Moreover, the new four sp3 hybrid orbitals have 25% characteristics of s orbital whereas 75% characteristics of p orbital.
In addition to this, the four hydrogen atoms also use these four new hybrid orbitals to produce carbon-hydrogen (C-H) sigma bonds.
We know that there exists one sigma bond (σ) and no pi (π) bond in the single shared covalent bond.
So, this is how four sigma bonds are formed in a methane molecule with no pi bond where the sigma bond further contributes to the hybridization of the carbon atom.
Molecular Orbital diagram of CH4
The molecular orbital diagram helps with determining how mixing and overlapping have taken place in a molecule to conclude upon the hybridization type.
As per the figure, the four sp3 hybrid orbitals of the carbon mixes and overlaps with four 1s atomic orbitals of the hydrogen.
Each carbon and hydrogen bond (C-H) forms due to head-on overlapping of the only occupied sp3 hybrid orbital of the carbon with the 1s orbital of the hydrogen.
It can be confirmed from the fact that only sigma bonds undergo head-on overlapping whereas pi bonds undergo lateral overlapping.
As there exist no pi bonds, only head-on overlapping takes place within the methane (CH4) molecule.
From the diagram, you can see that all the four orbitals at the top are empty having a change in phase between carbon and hydrogen.
To put an electron in any of these orbitals, the bonding energy needs to be reduced between the bonded carbon and hydrogen atoms.

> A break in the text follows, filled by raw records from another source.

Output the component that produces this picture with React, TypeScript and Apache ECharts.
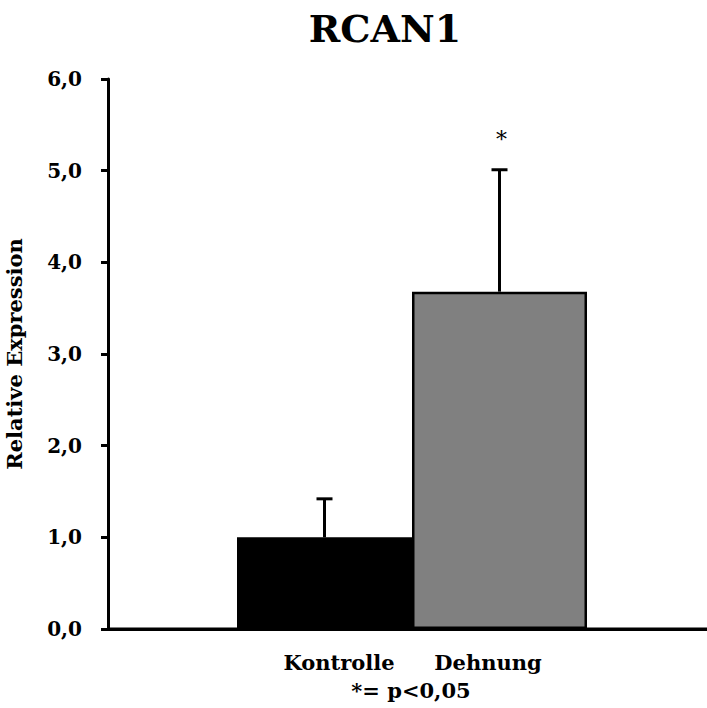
import React, { useEffect, useRef } from "react";
import * as echarts from "echarts";

const categories = ["Kontrolle", "Dehnung"];
const means = [1.0, 3.68];
const errors = [0.42, 1.33];
const significance = ["", "*"];
const colors = ["#000000", "#808080"];
const yTicks = [0, 1, 2, 3, 4, 5, 6];
const titleText = "RCAN1";
const yAxisTitle = "Relative Expression";
const footnote = "*= p<0,05";

const FONT = "'DejaVu Serif', serif";

export default function App() {
  const ref = useRef<HTMLDivElement>(null);
  useEffect(() => {
    if (!ref.current) return;
    document.body.style.overflow = "hidden";
    const chart = echarts.init(ref.current, undefined, { renderer: "svg" });
    const top = 79;
    const height = 550;
    const option: any = {
      animation: false,
      backgroundColor: "#ffffff",
      grid: [
        { left: 108, width: 599, top, height, containLabel: false, outerBoundsMode: "none" },
        { left: 237, width: 350, top, height, containLabel: false, outerBoundsMode: "none" },
      ],
      xAxis: [
        {
          gridIndex: 0,
          type: "value",
          min: 0,
          max: 1,
          axisLine: { show: true, lineStyle: { color: "#000", width: 3 } },
          axisTick: { show: false },
          axisLabel: { show: false },
          splitLine: { show: false },
        },
        {
          gridIndex: 1,
          type: "category",
          data: categories,
          show: false,
        },
      ],
      yAxis: [
        {
          gridIndex: 0,
          type: "value",
          min: yTicks[0],
          max: yTicks[yTicks.length - 1],
          interval: 1,
          axisLine: { show: true, lineStyle: { color: "#000", width: 3 } },
          axisTick: { show: true, inside: false, length: 7, lineStyle: { color: "#000", width: 3 } },
          axisLabel: {
            margin: 26,
            color: "#000",
            fontFamily: FONT,
            fontWeight: "bold",
            fontSize: 20,
            formatter: (v: number) => v.toFixed(1).replace(".", ","),
          },
          splitLine: { show: false },
          name: yAxisTitle,
          nameLocation: "middle",
          nameGap: 83,
          nameRotate: 90,
          nameTextStyle: { color: "#000", fontFamily: FONT, fontWeight: "bold", fontSize: 21 },
        },
        {
          gridIndex: 1,
          type: "value",
          min: yTicks[0],
          max: yTicks[yTicks.length - 1],
          show: false,
        },
      ],
      series: [
        {
          type: "bar",
          xAxisIndex: 1,
          yAxisIndex: 1,
          barWidth: "100%",
          data: means.map((v, i) => ({
            value: v,
            itemStyle: { color: colors[i], borderColor: "#000", borderWidth: 2.5 },
          })),
        },
        {
          type: "custom",
          xAxisIndex: 1,
          yAxisIndex: 1,
          data: means.map((v, i) => [i, v, v + errors[i]]),
          z: 5,
          renderItem: (params: any, api: any) => {
            const i = api.value(0);
            const base = api.coord([i, api.value(1)]);
            const topP = api.coord([i, api.value(2)]);
            const x = base[0];
            const children: any[] = [
              {
                type: "line",
                shape: { x1: x, y1: base[1], x2: x, y2: topP[1] },
                style: { stroke: "#000", lineWidth: 3 },
              },
              {
                type: "line",
                shape: { x1: x - 8, y1: topP[1], x2: x + 8, y2: topP[1] },
                style: { stroke: "#000", lineWidth: 3 },
              },
            ];
            const sig = significance[params.dataIndex];
            if (sig) {
              children.push({
                type: "text",
                x: x + 2,
                y: topP[1] - 30,
                style: {
                  text: sig,
                  fontFamily: FONT,
                  fontSize: 22,
                  fill: "#000",
                  align: "center",
                  verticalAlign: "middle",
                },
              });
            }
            return { type: "group", children };
          },
        },
      ],
      graphic: [
        {
          type: "line",
          shape: { x1: 108, y1: top + height, x2: 707, y2: top + height },
          style: { stroke: "#000", lineWidth: 3 },
          z: 10,
        },
        {
          type: "text",
          x: 385,
          y: 28,
          style: {
            text: titleText,
            fontFamily: FONT,
            fontWeight: "bold",
            fontSize: 38,
            fill: "#000",
            align: "center",
            verticalAlign: "middle",
          },
        },
        {
          type: "text",
          x: 339,
          y: 662,
          style: {
            text: categories[0],
            fontFamily: FONT,
            fontWeight: "bold",
            fontSize: 21,
            fill: "#000",
            align: "center",
            verticalAlign: "middle",
          },
        },
        {
          type: "text",
          x: 488,
          y: 662,
          style: {
            text: categories[1],
            fontFamily: FONT,
            fontWeight: "bold",
            fontSize: 21,
            fill: "#000",
            align: "center",
            verticalAlign: "middle",
          },
        },
        {
          type: "text",
          x: 411,
          y: 690,
          style: {
            text: footnote,
            fontFamily: FONT,
            fontWeight: "bold",
            fontSize: 21,
            fill: "#000",
            align: "center",
            verticalAlign: "middle",
          },
        },
      ],
    };
    chart.setOption(option);
    return () => {
      chart.dispose();
    };
  }, []);
  return <div ref={ref} style={{ width: 707, height: 708, position: "fixed", left: 0, top: 0 }} />;
}
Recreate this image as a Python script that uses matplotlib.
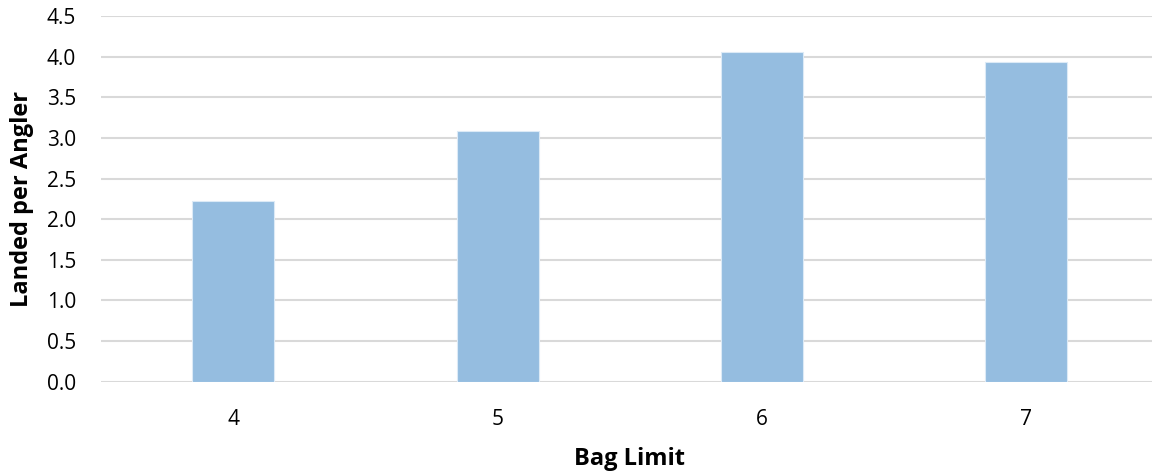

On the other hand, all four orbitals at the bottom are filled as they are lower in energy than the non-bonding energy level.
The molecular orbital of the lowest energy is equally distributed throughout the molecule.
The Lewis structure of the methane (CH4) molecule is drawn with four single shared covalent bonds between the carbon and hydrogen atoms each.
Moreover, as there exist sigma bonds only and one 2s and three 2p orbitals of the carbon produce four new hybrid orbitals, the hybridization of CH4 is sp3.
It is interesting to realize that irrespective of having sigma bonds, the new hybrid orbitals acquire major characteristics of p orbital.
Moreover, the bond angle is the ideal tetrahedral angle of 109.5° because of no lone pair of electrons on an atom.